# Written problem
Below is a listing. Quote from it, exactly, the lines from the one containing "Give me the matplotlib source for this chart." down to the one containing "from matplotlib.ticker import", both ends included, and nothing else.

# Records from a data collection
┌──

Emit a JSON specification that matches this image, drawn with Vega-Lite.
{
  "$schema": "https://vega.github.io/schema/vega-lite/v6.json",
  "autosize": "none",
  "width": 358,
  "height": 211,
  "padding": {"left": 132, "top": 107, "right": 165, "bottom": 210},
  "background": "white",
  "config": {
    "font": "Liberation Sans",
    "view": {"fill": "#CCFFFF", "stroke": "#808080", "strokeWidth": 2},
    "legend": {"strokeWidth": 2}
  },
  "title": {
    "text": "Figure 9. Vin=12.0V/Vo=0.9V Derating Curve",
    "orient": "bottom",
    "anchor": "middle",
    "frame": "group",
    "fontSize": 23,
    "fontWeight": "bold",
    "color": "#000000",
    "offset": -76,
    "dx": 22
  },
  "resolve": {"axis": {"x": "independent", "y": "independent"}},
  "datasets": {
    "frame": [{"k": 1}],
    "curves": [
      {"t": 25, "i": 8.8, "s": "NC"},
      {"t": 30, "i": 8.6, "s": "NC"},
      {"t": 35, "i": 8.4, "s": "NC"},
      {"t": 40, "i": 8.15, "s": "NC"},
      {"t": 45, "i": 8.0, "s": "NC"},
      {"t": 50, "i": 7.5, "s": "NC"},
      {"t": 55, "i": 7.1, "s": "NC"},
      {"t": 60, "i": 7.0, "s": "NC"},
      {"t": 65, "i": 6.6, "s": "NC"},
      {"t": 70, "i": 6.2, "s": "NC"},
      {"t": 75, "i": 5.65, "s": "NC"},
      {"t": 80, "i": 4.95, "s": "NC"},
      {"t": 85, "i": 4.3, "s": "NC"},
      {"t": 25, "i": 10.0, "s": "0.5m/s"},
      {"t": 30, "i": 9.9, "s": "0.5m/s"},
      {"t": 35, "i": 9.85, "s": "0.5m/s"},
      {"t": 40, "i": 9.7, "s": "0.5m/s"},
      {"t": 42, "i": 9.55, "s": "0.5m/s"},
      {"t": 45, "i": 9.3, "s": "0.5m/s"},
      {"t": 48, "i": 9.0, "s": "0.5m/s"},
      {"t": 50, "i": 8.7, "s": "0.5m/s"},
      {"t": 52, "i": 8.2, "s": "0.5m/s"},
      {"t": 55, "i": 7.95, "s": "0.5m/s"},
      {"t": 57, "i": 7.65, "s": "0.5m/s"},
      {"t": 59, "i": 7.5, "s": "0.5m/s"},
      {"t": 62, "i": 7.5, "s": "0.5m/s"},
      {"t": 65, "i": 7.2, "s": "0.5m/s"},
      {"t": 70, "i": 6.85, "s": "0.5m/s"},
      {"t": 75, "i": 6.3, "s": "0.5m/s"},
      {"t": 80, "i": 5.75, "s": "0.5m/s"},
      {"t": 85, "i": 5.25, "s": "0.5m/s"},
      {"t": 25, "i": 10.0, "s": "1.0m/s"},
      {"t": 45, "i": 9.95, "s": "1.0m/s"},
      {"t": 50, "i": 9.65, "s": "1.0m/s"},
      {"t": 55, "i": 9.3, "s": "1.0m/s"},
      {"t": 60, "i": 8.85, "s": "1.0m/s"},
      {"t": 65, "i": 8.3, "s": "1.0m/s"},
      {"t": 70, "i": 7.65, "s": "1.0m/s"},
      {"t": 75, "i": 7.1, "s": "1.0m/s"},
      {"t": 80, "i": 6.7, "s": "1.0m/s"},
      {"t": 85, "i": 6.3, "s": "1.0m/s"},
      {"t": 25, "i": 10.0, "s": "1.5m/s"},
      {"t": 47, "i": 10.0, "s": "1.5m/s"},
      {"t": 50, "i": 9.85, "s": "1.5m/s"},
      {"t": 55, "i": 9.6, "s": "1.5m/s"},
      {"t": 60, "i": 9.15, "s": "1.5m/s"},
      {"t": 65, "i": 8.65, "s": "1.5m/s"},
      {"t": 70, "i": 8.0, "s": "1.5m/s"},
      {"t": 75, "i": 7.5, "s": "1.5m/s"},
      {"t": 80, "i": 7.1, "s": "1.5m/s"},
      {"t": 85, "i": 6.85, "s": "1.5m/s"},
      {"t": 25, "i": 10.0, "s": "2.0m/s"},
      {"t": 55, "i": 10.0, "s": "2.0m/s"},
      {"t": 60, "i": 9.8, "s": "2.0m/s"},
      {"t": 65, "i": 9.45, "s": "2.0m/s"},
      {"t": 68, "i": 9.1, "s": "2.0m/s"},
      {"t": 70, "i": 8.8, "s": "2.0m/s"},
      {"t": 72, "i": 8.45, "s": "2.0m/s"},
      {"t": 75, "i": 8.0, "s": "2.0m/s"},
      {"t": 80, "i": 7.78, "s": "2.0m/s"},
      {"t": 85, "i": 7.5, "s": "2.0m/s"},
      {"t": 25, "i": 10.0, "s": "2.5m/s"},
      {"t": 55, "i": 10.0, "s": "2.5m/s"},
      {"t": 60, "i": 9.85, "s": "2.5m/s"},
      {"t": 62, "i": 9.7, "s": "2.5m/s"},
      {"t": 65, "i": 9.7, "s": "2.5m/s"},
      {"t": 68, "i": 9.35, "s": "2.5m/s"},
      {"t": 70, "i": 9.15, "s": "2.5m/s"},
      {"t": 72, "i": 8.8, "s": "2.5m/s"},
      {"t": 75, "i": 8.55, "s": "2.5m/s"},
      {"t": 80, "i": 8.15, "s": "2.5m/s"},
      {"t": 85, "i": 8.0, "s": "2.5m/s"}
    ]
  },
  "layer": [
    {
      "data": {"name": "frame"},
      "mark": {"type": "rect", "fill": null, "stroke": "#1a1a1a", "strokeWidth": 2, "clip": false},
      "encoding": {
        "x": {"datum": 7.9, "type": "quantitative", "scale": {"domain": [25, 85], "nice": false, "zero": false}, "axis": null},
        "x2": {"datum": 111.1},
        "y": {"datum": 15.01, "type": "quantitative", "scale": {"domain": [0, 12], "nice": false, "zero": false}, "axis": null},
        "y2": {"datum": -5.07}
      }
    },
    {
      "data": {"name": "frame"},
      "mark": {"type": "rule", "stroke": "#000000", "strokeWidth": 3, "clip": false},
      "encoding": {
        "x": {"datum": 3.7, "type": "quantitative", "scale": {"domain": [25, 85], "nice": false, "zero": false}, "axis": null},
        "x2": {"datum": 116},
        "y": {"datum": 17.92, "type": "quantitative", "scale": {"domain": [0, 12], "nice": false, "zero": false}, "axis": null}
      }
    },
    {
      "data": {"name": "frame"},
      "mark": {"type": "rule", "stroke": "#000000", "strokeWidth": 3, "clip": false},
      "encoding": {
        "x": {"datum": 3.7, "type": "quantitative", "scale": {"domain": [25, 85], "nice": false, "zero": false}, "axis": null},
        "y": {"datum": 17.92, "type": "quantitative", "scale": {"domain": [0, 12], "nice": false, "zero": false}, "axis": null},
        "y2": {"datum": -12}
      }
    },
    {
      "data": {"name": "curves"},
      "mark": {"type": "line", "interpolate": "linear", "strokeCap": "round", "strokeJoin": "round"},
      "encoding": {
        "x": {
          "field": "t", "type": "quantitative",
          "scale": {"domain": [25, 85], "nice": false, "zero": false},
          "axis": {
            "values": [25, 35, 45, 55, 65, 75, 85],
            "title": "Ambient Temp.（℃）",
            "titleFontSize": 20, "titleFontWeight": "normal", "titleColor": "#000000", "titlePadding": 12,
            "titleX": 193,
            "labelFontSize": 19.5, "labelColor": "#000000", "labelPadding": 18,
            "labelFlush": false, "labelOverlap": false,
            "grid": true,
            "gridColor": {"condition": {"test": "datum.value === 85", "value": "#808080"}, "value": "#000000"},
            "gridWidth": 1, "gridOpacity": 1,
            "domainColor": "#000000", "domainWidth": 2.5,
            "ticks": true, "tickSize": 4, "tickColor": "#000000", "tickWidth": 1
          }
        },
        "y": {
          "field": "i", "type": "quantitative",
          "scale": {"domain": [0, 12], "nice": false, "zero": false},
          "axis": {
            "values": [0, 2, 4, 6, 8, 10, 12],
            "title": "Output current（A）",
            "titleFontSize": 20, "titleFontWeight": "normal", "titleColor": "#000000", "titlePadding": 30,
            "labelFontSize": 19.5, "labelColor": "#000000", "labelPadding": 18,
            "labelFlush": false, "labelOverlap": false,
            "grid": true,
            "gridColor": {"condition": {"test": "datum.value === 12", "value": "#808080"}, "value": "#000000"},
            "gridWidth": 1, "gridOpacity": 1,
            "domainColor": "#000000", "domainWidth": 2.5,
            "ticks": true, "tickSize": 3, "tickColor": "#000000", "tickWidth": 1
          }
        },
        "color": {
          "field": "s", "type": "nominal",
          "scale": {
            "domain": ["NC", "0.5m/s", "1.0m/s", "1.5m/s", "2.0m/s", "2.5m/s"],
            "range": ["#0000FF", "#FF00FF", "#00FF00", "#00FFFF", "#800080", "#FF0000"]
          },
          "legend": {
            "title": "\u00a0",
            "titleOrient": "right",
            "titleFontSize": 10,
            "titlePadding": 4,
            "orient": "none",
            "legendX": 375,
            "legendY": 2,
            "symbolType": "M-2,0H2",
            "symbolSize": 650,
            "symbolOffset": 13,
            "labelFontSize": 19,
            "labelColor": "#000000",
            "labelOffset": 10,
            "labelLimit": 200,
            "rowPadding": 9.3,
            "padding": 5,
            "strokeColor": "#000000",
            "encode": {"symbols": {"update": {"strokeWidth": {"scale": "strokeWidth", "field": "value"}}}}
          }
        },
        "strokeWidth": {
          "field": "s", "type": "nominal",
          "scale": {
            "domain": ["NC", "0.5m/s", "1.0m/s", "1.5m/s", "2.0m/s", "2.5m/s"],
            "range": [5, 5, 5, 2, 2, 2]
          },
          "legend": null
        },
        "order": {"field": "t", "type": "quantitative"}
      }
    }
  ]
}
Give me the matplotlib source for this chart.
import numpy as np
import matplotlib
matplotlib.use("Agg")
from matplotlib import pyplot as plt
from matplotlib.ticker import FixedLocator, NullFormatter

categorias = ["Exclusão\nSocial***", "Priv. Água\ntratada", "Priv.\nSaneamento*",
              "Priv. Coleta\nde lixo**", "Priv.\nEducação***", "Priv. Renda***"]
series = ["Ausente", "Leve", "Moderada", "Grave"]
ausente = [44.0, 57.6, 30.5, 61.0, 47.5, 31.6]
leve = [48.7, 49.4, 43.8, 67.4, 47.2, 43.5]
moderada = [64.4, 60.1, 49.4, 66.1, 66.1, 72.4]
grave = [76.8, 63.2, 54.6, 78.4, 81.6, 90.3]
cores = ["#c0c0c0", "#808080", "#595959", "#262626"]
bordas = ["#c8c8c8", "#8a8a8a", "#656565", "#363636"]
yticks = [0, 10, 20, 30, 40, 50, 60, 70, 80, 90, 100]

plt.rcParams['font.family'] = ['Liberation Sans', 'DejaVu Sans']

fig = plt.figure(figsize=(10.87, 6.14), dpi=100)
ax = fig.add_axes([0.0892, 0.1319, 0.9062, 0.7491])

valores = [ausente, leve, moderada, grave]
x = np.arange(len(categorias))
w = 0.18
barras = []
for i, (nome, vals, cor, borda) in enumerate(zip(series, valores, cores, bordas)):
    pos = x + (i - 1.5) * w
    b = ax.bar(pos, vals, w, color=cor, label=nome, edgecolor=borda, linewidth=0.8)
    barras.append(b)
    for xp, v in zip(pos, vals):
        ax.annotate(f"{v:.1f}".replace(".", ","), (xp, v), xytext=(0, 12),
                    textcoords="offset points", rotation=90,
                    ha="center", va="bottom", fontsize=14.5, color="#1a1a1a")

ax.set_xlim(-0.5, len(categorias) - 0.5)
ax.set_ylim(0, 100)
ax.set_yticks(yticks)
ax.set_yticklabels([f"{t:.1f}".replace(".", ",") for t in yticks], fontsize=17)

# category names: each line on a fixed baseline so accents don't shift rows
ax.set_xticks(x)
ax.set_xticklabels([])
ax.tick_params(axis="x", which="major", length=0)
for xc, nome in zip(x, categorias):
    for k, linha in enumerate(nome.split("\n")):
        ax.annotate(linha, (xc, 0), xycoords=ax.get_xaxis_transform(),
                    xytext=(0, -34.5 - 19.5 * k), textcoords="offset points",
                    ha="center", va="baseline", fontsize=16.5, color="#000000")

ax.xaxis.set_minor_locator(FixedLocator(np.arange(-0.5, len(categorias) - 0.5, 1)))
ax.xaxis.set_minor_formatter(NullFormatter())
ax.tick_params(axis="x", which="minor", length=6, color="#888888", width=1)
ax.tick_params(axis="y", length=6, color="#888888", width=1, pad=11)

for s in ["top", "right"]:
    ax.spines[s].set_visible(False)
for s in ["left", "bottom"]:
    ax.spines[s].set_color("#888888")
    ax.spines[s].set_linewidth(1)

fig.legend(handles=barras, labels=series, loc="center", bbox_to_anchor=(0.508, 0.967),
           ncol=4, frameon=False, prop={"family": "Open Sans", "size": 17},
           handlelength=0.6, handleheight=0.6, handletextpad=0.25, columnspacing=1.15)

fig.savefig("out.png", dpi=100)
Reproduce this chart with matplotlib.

└──

# Answer
Give me the matplotlib source for this chart.
import numpy as np
import matplotlib
matplotlib.use("Agg")
from matplotlib import pyplot as plt
from matplotlib.ticker import FixedLocator, NullFormatter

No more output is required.